REQUIRED WORK: Only the lines from the start of the data below through the line that contains "navy_lo = [0, -0.58, -0.74, -1.67, -2.00, -2.05, -2.27]" are to be copied, exactly and without pictures.

AVAILABLE DATA:
* start *
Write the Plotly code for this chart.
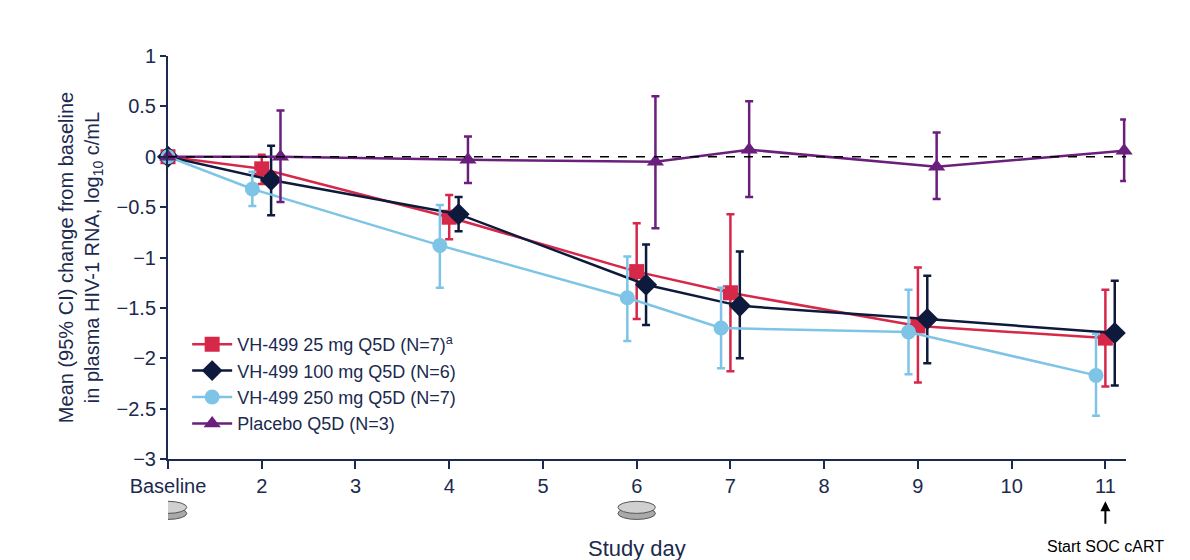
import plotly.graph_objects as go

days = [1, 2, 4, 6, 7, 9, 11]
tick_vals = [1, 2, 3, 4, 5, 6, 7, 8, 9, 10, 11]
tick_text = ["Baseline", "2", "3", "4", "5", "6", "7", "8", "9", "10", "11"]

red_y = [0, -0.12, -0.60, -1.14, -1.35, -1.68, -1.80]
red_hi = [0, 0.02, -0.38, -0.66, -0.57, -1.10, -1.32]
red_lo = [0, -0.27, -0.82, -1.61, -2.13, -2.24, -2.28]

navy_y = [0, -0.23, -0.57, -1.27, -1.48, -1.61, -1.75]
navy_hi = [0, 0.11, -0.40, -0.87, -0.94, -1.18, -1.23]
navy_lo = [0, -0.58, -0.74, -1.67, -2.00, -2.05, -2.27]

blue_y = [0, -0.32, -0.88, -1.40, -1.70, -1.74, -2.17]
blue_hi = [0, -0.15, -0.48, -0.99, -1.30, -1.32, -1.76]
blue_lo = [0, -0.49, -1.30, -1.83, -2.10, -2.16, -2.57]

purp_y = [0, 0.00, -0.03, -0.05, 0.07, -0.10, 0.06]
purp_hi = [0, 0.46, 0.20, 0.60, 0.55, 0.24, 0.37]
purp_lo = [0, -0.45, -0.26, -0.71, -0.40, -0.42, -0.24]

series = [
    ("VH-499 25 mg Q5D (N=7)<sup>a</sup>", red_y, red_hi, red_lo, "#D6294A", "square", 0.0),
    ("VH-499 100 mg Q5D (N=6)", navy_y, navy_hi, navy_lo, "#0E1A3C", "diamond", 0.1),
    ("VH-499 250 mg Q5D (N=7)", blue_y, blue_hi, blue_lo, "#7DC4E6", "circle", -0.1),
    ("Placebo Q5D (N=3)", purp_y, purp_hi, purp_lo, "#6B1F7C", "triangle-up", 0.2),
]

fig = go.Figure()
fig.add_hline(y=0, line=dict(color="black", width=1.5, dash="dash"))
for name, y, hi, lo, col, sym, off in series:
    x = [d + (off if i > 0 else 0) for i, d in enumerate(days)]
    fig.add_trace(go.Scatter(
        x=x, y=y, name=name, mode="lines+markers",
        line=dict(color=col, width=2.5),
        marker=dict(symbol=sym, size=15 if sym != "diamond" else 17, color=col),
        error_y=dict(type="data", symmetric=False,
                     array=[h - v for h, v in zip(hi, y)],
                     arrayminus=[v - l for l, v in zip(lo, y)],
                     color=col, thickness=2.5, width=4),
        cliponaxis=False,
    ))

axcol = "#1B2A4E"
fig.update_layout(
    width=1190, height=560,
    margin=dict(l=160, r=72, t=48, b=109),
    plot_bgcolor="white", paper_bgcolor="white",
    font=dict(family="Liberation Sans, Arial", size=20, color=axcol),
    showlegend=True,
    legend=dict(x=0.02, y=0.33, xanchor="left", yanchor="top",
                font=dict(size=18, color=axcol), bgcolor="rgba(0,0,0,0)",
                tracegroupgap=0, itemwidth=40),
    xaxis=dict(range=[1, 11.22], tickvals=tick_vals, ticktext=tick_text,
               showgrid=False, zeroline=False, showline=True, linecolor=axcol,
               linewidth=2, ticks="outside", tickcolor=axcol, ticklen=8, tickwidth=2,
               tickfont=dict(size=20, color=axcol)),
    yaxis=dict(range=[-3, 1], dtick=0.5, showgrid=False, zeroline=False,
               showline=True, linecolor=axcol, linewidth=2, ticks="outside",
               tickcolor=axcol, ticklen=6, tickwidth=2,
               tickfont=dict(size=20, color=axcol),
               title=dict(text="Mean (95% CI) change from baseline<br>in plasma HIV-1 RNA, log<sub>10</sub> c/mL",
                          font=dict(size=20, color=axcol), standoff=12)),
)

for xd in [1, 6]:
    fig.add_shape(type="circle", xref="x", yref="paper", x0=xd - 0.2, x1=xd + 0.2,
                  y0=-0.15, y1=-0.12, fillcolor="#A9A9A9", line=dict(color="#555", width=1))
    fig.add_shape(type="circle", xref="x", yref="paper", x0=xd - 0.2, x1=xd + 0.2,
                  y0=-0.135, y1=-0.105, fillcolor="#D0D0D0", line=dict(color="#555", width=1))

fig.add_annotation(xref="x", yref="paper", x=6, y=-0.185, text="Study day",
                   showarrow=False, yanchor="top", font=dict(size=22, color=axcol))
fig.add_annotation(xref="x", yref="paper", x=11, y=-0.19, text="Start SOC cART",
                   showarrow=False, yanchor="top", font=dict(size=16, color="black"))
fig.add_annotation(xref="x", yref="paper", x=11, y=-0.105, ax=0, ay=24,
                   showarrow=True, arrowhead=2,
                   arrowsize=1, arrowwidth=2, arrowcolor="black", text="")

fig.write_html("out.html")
* end *
RESULT OF THE TASK:
Write the Plotly code for this chart.
import plotly.graph_objects as go

days = [1, 2, 4, 6, 7, 9, 11]
tick_vals = [1, 2, 3, 4, 5, 6, 7, 8, 9, 10, 11]
tick_text = ["Baseline", "2", "3", "4", "5", "6", "7", "8", "9", "10", "11"]

red_y = [0, -0.12, -0.60, -1.14, -1.35, -1.68, -1.80]
red_hi = [0, 0.02, -0.38, -0.66, -0.57, -1.10, -1.32]
red_lo = [0, -0.27, -0.82, -1.61, -2.13, -2.24, -2.28]

navy_y = [0, -0.23, -0.57, -1.27, -1.48, -1.61, -1.75]
navy_hi = [0, 0.11, -0.40, -0.87, -0.94, -1.18, -1.23]
navy_lo = [0, -0.58, -0.74, -1.67, -2.00, -2.05, -2.27]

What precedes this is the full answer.